The ancestral source of “-ess,” according to etymologists, is the Greek -ισσα (-issa in our alphabet), which passed into Late Latin (-issa), then on into the Romance languages, including French (-esse).

In the Middle Ages, according to OED citations, English adopted many French words with their feminine endings already attached, including “countess” (perhaps before 1160), “hostess” (circa 1290), “abbess” (c. 1300), “lioness” (1300s), “mistress” (c. 1330), “arbitress” (1340), “enchantress” (c. 1374), “devouress” (1382), “sorceress” (c. 1384), “duchess” (c. 1385), “princess” (c. 1385), “conqueress” (before 1400), and “paintress” (c. 1450).

Some other English words, though not borrowed wholly from French, were modeled after the French pattern, like “adulteress” (before 1382) and “authoress” (1478).

And in imitation of such words, “-ess” endings were added to a few native words of Germanic origin, forming “murderess” (c. 1200); “goddess” (some time before 1387), and obsolete formations like “dwelleress” and “sleeresse” (“slayer” + “-ess”), both formed before 1382.

As the OED explains, writers of the 1500s and later centuries “very freely” invented words ending in “-ess,” but “many of these are now obsolete or little used, the tendency of modern usage being to treat the agent-nouns [ending] in –er, and the nouns indicating profession or occupation, as of common gender, unless there be some special reason to the contrary.”

Some of the dusty antiques include “martyress” (possibly 1473), “doctress” (1549), “buildress” (1569), “widowess” (1596), “creditress” (1608), “gardeneress” (before 1645), “tailoress” (1654), “farmeress” (1672), “vinteress” (1681), “auditress” (1667), “philosophess” (1668), “professoress” (1744), “chiefess” (1778), “editress” (1799), and “writeress” (1822).

Still seen, though rapidly going out of fashion, are “hostess” (c. 1290), “authoress” (1478), “poetess” (1531), “heiress” (1656), and “sculptress” (1662).

Of the few such occupational words that are still widely used, perhaps the most common are “actress” (1586) and “waitress” (c. 1595). These “-tress” endings, the OED says, “have in most cases been suggested by, and may be regarded as virtual adaptations of, the corresponding French words [ending] in -trice.
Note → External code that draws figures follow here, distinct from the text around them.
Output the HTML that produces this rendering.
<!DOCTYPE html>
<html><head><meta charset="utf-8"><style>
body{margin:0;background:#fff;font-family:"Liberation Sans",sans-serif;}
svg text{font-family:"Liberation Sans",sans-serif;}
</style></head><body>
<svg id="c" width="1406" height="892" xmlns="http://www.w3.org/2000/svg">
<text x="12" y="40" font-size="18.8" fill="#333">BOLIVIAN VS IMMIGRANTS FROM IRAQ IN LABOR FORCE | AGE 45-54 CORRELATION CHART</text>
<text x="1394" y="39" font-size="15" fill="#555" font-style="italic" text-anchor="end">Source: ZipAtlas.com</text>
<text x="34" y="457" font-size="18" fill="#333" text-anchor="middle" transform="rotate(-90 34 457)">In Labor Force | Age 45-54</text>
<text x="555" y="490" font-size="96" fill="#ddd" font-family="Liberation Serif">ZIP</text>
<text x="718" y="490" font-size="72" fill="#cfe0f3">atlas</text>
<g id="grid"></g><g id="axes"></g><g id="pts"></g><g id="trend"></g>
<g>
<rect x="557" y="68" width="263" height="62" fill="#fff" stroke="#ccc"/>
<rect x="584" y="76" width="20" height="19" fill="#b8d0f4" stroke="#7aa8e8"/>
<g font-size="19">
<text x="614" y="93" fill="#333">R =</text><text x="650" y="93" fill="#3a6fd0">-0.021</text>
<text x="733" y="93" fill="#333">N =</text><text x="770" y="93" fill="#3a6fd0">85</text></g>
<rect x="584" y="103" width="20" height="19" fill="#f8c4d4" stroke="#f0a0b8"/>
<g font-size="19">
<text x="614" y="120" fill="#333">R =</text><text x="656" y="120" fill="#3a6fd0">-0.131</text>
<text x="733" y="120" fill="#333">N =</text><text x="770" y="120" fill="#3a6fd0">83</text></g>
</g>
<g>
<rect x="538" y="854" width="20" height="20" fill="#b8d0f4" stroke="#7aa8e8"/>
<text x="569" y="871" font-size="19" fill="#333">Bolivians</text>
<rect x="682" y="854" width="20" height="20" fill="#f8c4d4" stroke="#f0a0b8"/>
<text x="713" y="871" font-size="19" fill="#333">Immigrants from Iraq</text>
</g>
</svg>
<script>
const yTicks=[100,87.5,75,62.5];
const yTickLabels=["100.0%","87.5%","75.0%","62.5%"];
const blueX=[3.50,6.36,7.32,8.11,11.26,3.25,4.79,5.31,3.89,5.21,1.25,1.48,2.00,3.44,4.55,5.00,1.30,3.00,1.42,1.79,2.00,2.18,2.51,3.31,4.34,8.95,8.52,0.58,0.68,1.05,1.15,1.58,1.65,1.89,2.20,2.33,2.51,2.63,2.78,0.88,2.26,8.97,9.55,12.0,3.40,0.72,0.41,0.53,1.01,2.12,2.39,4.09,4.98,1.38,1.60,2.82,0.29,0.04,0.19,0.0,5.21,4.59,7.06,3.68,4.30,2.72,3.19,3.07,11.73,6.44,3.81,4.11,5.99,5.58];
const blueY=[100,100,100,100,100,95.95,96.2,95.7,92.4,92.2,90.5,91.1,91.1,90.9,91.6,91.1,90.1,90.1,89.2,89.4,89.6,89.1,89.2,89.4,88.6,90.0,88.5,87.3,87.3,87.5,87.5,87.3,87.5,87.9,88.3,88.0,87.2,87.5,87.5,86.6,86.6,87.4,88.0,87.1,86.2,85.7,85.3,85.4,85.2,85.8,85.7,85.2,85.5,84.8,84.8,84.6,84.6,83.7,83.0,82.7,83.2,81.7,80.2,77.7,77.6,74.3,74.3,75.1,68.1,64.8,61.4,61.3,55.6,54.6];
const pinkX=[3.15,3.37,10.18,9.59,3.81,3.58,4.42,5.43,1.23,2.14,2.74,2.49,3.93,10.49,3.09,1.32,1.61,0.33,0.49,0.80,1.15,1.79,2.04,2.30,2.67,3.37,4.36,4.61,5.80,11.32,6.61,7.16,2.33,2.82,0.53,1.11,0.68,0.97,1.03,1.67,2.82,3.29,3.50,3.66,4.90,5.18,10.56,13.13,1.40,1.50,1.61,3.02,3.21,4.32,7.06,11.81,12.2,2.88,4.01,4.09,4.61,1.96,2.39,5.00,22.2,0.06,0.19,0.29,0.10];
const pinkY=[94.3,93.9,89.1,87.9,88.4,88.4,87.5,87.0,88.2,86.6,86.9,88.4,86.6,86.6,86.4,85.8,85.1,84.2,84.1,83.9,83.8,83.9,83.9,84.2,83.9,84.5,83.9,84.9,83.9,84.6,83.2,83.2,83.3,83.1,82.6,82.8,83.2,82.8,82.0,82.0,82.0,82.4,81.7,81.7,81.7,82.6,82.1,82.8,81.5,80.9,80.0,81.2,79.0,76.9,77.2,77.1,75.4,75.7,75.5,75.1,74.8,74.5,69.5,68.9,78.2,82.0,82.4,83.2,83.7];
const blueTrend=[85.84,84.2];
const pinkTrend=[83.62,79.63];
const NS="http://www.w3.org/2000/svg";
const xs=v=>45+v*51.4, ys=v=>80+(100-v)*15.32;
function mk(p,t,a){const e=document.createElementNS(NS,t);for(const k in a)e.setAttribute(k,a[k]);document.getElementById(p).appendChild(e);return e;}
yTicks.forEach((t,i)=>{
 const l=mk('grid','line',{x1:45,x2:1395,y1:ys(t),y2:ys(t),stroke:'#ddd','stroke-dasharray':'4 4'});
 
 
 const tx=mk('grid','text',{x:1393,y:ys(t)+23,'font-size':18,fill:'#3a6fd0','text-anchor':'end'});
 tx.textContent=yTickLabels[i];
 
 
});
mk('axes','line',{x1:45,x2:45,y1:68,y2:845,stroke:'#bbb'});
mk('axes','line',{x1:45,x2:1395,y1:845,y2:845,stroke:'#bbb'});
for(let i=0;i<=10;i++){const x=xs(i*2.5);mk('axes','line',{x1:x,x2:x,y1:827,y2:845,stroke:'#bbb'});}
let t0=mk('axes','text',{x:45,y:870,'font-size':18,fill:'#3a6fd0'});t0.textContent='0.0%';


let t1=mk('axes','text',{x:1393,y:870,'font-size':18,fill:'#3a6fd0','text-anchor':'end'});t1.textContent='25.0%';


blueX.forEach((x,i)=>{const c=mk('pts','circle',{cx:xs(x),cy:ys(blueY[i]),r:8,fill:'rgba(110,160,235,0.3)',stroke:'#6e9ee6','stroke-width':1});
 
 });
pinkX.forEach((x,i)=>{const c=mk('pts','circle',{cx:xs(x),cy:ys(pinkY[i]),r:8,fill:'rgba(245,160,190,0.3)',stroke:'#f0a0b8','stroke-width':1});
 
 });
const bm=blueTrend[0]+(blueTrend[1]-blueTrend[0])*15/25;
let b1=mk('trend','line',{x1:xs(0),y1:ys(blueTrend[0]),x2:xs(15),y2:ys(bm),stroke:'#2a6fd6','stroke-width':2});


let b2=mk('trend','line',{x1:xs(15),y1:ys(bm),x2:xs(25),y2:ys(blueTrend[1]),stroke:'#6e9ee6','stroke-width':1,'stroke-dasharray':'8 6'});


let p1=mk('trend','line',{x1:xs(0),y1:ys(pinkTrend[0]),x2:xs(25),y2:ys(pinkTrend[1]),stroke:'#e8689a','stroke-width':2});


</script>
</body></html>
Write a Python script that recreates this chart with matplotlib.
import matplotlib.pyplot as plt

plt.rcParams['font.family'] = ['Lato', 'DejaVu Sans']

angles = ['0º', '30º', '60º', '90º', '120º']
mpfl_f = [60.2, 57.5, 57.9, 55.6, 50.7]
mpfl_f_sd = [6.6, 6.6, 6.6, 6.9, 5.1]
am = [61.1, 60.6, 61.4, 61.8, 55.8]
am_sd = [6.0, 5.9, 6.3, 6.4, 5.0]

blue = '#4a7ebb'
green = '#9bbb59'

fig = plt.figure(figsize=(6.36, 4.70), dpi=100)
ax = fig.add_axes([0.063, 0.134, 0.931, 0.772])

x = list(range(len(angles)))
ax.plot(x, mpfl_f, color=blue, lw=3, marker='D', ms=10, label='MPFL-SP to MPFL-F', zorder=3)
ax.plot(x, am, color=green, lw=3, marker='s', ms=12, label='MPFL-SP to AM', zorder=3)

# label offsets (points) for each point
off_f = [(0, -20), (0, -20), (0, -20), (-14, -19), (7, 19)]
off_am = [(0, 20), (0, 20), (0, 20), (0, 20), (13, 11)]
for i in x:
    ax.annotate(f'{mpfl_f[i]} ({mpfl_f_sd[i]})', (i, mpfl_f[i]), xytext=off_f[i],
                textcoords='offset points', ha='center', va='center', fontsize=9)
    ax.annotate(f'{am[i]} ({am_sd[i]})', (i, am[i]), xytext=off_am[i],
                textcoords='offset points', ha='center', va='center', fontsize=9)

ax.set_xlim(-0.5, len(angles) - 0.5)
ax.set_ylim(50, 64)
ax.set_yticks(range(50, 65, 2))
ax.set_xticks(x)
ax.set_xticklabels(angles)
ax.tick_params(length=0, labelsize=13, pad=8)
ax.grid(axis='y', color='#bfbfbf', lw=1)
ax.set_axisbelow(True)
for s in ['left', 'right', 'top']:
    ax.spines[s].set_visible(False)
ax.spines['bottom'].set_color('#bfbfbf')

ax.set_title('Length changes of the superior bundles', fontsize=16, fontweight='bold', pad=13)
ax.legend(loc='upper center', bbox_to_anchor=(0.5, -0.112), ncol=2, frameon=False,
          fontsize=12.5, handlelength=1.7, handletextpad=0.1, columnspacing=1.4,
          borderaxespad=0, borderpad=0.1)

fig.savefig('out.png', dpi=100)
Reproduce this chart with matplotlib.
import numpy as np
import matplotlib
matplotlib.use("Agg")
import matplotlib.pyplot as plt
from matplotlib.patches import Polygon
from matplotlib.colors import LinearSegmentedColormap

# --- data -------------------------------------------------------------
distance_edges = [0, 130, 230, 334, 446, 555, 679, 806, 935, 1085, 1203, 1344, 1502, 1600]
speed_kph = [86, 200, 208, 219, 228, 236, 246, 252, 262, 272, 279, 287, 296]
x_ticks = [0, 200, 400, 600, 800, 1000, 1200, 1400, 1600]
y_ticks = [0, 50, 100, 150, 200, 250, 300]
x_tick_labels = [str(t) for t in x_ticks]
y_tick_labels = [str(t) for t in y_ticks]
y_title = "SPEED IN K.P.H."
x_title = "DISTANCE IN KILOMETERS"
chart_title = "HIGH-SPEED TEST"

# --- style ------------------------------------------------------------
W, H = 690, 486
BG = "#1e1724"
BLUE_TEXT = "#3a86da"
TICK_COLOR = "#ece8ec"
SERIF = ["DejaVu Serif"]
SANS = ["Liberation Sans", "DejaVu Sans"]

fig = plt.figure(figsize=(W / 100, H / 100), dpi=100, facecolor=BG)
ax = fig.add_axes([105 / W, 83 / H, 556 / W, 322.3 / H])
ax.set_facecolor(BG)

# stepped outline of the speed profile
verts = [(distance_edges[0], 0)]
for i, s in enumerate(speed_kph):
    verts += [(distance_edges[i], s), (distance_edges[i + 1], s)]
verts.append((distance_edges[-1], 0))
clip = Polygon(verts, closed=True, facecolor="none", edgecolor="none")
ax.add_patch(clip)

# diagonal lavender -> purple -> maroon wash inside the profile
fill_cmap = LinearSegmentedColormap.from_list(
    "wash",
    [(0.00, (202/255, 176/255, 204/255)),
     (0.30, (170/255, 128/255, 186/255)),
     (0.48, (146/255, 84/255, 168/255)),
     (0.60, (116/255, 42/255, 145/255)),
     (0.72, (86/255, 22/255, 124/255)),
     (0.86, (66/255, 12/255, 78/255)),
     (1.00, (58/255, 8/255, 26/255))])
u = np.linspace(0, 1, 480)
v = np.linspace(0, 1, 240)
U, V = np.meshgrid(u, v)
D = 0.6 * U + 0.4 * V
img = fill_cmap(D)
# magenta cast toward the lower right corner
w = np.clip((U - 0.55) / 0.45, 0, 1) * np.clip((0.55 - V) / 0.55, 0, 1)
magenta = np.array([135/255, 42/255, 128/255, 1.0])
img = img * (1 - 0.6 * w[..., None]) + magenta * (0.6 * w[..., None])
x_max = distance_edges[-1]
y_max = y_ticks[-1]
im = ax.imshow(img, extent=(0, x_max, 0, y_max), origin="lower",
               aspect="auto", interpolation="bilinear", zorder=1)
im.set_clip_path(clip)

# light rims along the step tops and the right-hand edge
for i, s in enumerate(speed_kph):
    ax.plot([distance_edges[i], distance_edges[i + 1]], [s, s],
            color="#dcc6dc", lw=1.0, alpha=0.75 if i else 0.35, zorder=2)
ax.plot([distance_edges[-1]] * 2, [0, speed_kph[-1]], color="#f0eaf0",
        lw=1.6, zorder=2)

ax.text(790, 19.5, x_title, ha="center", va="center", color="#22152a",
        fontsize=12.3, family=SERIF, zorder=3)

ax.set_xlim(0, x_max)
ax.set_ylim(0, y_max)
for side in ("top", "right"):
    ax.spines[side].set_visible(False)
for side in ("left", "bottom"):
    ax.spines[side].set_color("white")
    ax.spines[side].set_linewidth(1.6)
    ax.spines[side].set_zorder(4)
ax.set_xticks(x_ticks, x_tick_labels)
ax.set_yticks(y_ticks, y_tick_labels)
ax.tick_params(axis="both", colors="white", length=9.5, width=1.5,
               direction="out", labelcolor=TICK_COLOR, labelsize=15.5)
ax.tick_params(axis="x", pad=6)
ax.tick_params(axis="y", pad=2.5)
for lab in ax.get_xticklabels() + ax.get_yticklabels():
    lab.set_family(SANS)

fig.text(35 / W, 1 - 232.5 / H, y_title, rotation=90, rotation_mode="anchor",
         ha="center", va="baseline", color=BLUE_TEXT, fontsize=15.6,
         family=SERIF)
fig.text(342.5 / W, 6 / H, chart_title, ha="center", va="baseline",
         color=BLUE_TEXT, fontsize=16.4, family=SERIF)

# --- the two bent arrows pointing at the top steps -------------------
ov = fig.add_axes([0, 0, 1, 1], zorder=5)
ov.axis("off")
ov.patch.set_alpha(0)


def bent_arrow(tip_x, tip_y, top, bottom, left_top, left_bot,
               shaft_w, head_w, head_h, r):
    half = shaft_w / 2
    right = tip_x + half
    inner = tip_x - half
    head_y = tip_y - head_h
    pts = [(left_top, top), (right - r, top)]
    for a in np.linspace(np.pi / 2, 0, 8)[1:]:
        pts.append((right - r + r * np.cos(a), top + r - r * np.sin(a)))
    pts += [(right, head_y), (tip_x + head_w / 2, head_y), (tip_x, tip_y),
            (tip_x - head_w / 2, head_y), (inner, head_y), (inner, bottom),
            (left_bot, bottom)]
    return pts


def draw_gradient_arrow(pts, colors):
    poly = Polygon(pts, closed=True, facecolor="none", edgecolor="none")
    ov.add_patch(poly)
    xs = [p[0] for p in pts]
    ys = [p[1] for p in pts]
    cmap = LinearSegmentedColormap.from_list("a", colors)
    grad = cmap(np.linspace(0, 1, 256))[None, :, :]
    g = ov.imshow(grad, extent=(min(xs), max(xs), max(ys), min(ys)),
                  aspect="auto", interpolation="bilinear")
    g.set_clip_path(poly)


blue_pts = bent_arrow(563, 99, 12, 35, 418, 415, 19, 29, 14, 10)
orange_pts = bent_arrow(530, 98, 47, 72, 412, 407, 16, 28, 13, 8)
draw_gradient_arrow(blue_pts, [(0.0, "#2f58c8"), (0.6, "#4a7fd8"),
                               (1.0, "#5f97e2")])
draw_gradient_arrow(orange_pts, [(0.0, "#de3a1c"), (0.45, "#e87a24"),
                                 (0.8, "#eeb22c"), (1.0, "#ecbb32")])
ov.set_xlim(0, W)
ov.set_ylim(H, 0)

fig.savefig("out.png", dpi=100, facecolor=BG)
In conclusion, “stewardess” was created at a time—in the 1600s—when English writers created all sorts of what the OED calls “feminine derivatives expressing sex.” It was also a time when educated English speakers regarded their native tongue as inferior to French and Latin, the gendered languages that were the lingua franca of nobles, clergy, and scholars.

Now “stewardess,” like so many of those feminized nouns, is rapidly becoming obsolete. But unlike the others, it hasn’t been replaced by a unisex “steward.”

Why? We don’t know the answer. But for whatever reason, as “stewardess” has fallen out of favor it’s taken “steward” down with it—at least in reference to air travel.

The usual replacement, “flight attendant,” showed up in the late 1940s, and passed “stewardess” in popularity in the late 1990s, according to Google’s Ngram Viewer.

The earliest example we’ve found for “flight attendant” is from the Jan. 26, 1947, issue of the Santa Cruz, Calif., Sentinel about a Hong Kong plane crash in which all four people were killed:

“The company listed those aboard as Capt. O. T. Weymouth, an American pilot, and a crew of three Filipinos, including Miss Lourdes Chuidian, flight attendant.”